“This is the most boring poll ever,” said a Bihar cadre bureaucrat. “Rarely has Bihar had an election where the outcome was so obvious”. Barring some major mishap, the Janata Dal (United)-Bharatiya Janata Party
[JD(U)-BJP] alliance is set to return to power in November. The BJP is, in a sense, discounting this election. Its eyes are set on the next one, which will likely mark the beginning of the post-Nitish Kumar
era. And in that dispensation, the current minister of state for home, Nityanand Rai, could play a big role.
The central issue is not that Mr Rai, a Yadav, has the capacity to bring the powerful intermediate caste in Bihar to the BJP. The question is whether he can act as a counterpoise for the tallest BJP leader in the state, Sushil Modi, and act as an instrument to recast the party in the vision of the central BJP.
For some years now, Mr Modi has been a thorn in the side of the state BJP. In a way he owes his current position to strong backers in the state and in New Delhi. When Govindacharya, RSS pracharak on loan to the BJP, handled things for the BJP in Bihar in the 1990s, leaders like Tarakant Jha, Kameshwar Paswan, Janardan Yadav, and Yashodanand Singh, who had all but captured the organisation, found their position threatened.

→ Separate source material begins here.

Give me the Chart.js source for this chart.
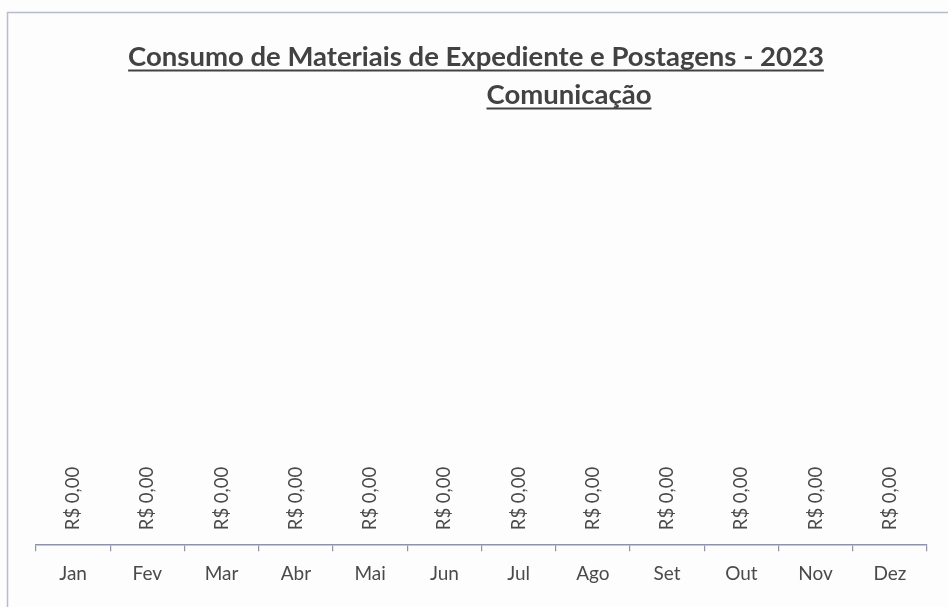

Govindacharya was deeply influenced by ideas of social justice and internal democracy. He tried to break their stranglehold by encouraging young leaders like Mr Modi, Saryu Roy, Ravi Shankar Prasad, and, later, Rajiv Pratap Rudy. The “established” leaders launched a campaign against him. When the Vajpayee government was formed, most of the party’s Young Turks departed for Delhi. It was only Mr Modi who stoutly resisted any move to uproot him from state politics and stayed on in Patna.
This was both good and bad for the BJP. It stabilised the party: But many realised that over a period of time, Mr Modi had become the TINA factor in the BJP in Bihar. Moreover, his affection/admiration for Nitish Kumar
was obvious. In 2012, he said Nitish Kumar
was indisputable PM material. As Narendra Modi
had just begun to put in a bid to become the BJP’s candidate for prime minister, this raised eyebrows all around. If the party was to grow in a new trajectory, he needed to be uprooted and replaced by another pole of power.
Elections came and went. Ironically, despite the party’s best efforts, where Mr Modi exerted himself, the party notched up victories. Where he didn’t, it slumped. The Bihar assembly elections were held in 2015. The BJP and JD(U) fought separately, although Mr Modi tried his best to save the coalition. The BJP claimed it would get 150 seats in a House of 243. It got 56.
At around the same time, a young leader who had been active in student politics in the state was also nurtured and given a ticket. Amit Shah
spotted Nityanand Rai, who had established himself via the Akhil Bharatiya Vidyarthi Parishad (ABVP). Mr Rai had finished four terms in the legislative assembly. In 2014 he contested the Ujiarpur Lok Sabha constituency and won. It would take him five years to become a Union minister (he is currently minister of state for home, under the direct tutelage of Mr Shah).
Mr Modi, meanwhile went from strength to strength, now with the backing of Arun Jaitley. Every Bihar BJP president who was appointed -- whether it was C P Thakur or Mangal Pandey -- found he had to pick his team from among lieutenants whose first loyalty was to Mr Modi.
In Mr Rai, the central leadership thought it was backing a winning horse to displace Mr Modi. He is somewhat brash and rowdy, and has enormous confidence. Some of this derives from the fact that he has independent sources of income (he reported assets amounting to Rs 18 crore in his 2019 Lok Sabha nomination papers).
However, in the 2015 election, the BJP, presumably on Mr Rai’s advice, fielded 22 Yadavs — no more than two or three won. Obviously Mr Rai is not a caste leader of the stature of Lalu Prasad. And this was a grievous blow to his standing. Mr Modi had scored again.
But this was by no means the end of the Centre’s sponsorship of Mr Rai. Ahead of this election, in consultation with Bhupender Yadav (another Bihar BJP leader who is supporting Rai), a 70-member committee to steer the elections was announced, headed by Mr Rai. Many Sushil Modi
supporters were absent from the list.
Now, a new element has been introduced in the mix: Devendra Fadnavis, former Maharashtra chief minister, will be negotiating seats with Mr Kumar. How things will pan out for the central leadership’s plans for a leadership change in Bihar will depend on the outcome of this election and the BJP’s strike rate. But one thing is clear: Mr Rai is the BJP’s new star in Bihar.